■ **GIVEN REQUEST**:
Set down, exactly as they appear, the lines from the line holding "The picture is" through the line holding "const xTicks = [0.001, 0.02, 0.05];", inclusive; output nothing outside that range.

■ **MATERIAL PROVIDED**:

_ _ _ _ _

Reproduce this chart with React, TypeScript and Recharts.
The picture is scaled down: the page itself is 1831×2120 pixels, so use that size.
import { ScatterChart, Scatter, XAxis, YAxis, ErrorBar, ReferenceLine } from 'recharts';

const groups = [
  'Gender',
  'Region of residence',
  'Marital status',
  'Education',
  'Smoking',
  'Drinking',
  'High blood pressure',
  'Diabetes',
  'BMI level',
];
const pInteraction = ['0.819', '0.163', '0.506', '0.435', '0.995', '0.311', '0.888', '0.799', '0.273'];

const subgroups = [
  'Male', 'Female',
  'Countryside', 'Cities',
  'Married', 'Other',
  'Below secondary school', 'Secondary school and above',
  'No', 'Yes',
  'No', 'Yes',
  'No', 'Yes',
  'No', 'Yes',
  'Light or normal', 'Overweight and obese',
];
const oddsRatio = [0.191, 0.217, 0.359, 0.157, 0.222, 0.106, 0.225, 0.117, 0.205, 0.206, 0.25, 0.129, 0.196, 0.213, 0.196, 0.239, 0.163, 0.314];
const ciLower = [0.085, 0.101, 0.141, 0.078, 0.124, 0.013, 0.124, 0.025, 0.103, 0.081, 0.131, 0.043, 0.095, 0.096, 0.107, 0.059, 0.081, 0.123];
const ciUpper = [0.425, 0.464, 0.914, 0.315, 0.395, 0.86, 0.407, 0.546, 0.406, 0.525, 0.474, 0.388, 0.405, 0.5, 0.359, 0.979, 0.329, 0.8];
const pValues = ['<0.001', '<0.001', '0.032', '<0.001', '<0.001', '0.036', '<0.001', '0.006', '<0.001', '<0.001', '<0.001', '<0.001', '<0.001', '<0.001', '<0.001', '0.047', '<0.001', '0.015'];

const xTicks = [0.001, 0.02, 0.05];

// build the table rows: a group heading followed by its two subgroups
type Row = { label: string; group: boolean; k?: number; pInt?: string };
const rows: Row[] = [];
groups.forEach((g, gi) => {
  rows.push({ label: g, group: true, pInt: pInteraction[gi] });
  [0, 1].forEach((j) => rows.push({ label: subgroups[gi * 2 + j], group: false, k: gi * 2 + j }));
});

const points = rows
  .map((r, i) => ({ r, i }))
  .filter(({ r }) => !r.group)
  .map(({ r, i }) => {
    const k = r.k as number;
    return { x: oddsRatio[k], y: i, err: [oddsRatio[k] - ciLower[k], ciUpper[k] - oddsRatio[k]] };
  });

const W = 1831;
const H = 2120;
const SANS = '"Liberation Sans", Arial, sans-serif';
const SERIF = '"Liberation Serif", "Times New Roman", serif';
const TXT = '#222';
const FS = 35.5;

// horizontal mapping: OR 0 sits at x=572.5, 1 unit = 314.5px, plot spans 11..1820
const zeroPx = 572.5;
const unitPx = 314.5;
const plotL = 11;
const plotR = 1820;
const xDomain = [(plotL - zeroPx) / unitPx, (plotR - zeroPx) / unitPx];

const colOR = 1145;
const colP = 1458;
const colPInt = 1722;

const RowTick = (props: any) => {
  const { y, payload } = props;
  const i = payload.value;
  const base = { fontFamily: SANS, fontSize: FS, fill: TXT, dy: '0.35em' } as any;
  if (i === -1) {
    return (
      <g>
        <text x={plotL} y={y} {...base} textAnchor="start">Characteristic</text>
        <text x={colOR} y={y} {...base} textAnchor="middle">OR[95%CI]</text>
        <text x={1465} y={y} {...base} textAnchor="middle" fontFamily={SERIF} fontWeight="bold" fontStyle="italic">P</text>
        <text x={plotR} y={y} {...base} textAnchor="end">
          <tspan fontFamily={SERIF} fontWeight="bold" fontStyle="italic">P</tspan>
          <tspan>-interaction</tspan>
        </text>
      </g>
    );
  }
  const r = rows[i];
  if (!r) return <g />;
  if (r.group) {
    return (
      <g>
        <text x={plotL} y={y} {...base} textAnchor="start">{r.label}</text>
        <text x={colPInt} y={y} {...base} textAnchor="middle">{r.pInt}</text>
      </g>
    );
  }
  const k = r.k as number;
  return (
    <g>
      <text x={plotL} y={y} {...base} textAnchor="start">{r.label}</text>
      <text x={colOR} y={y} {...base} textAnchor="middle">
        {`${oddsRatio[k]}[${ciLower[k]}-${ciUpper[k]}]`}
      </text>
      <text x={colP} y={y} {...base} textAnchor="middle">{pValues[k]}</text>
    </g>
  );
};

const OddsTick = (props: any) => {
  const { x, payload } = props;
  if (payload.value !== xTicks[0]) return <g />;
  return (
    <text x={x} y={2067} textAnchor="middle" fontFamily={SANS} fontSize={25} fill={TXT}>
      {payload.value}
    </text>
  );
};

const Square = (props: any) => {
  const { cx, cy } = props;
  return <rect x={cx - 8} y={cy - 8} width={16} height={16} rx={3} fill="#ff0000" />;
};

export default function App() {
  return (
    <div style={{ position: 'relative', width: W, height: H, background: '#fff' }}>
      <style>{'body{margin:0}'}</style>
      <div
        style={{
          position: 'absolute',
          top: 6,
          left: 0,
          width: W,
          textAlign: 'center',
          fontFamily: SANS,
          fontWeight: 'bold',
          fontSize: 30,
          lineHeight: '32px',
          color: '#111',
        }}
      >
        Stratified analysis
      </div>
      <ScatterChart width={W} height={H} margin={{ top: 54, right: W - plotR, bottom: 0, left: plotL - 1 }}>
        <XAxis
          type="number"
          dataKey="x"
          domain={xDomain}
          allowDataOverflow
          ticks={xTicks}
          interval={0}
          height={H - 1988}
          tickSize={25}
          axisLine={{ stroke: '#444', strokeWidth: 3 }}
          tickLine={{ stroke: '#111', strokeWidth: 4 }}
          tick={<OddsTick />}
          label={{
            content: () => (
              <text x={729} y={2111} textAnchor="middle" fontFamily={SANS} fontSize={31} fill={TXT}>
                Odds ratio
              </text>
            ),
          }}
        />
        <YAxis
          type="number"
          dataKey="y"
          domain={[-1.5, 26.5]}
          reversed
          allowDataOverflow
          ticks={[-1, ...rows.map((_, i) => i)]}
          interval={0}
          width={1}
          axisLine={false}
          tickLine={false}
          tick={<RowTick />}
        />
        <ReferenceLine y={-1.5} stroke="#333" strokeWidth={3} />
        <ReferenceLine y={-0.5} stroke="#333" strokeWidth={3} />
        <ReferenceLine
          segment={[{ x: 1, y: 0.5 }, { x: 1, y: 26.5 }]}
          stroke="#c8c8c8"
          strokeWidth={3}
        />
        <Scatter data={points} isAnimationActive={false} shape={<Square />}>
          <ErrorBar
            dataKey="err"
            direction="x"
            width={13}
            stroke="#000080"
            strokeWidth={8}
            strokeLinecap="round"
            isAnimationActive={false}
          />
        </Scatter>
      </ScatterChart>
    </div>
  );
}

_ _ _ _ _

■ **RESULT OF THIS TASK**:
The picture is scaled down: the page itself is 1831×2120 pixels, so use that size.
import { ScatterChart, Scatter, XAxis, YAxis, ErrorBar, ReferenceLine } from 'recharts';

const groups = [
  'Gender',
  'Region of residence',
  'Marital status',
  'Education',
  'Smoking',
  'Drinking',
  'High blood pressure',
  'Diabetes',
  'BMI level',
];
const pInteraction = ['0.819', '0.163', '0.506', '0.435', '0.995', '0.311', '0.888', '0.799', '0.273'];

const subgroups = [
  'Male', 'Female',
  'Countryside', 'Cities',
  'Married', 'Other',
  'Below secondary school', 'Secondary school and above',
  'No', 'Yes',
  'No', 'Yes',
  'No', 'Yes',
  'No', 'Yes',
  'Light or normal', 'Overweight and obese',
];
const oddsRatio = [0.191, 0.217, 0.359, 0.157, 0.222, 0.106, 0.225, 0.117, 0.205, 0.206, 0.25, 0.129, 0.196, 0.213, 0.196, 0.239, 0.163, 0.314];
const ciLower = [0.085, 0.101, 0.141, 0.078, 0.124, 0.013, 0.124, 0.025, 0.103, 0.081, 0.131, 0.043, 0.095, 0.096, 0.107, 0.059, 0.081, 0.123];
const ciUpper = [0.425, 0.464, 0.914, 0.315, 0.395, 0.86, 0.407, 0.546, 0.406, 0.525, 0.474, 0.388, 0.405, 0.5, 0.359, 0.979, 0.329, 0.8];
const pValues = ['<0.001', '<0.001', '0.032', '<0.001', '<0.001', '0.036', '<0.001', '0.006', '<0.001', '<0.001', '<0.001', '<0.001', '<0.001', '<0.001', '<0.001', '0.047', '<0.001', '0.015'];

const xTicks = [0.001, 0.02, 0.05];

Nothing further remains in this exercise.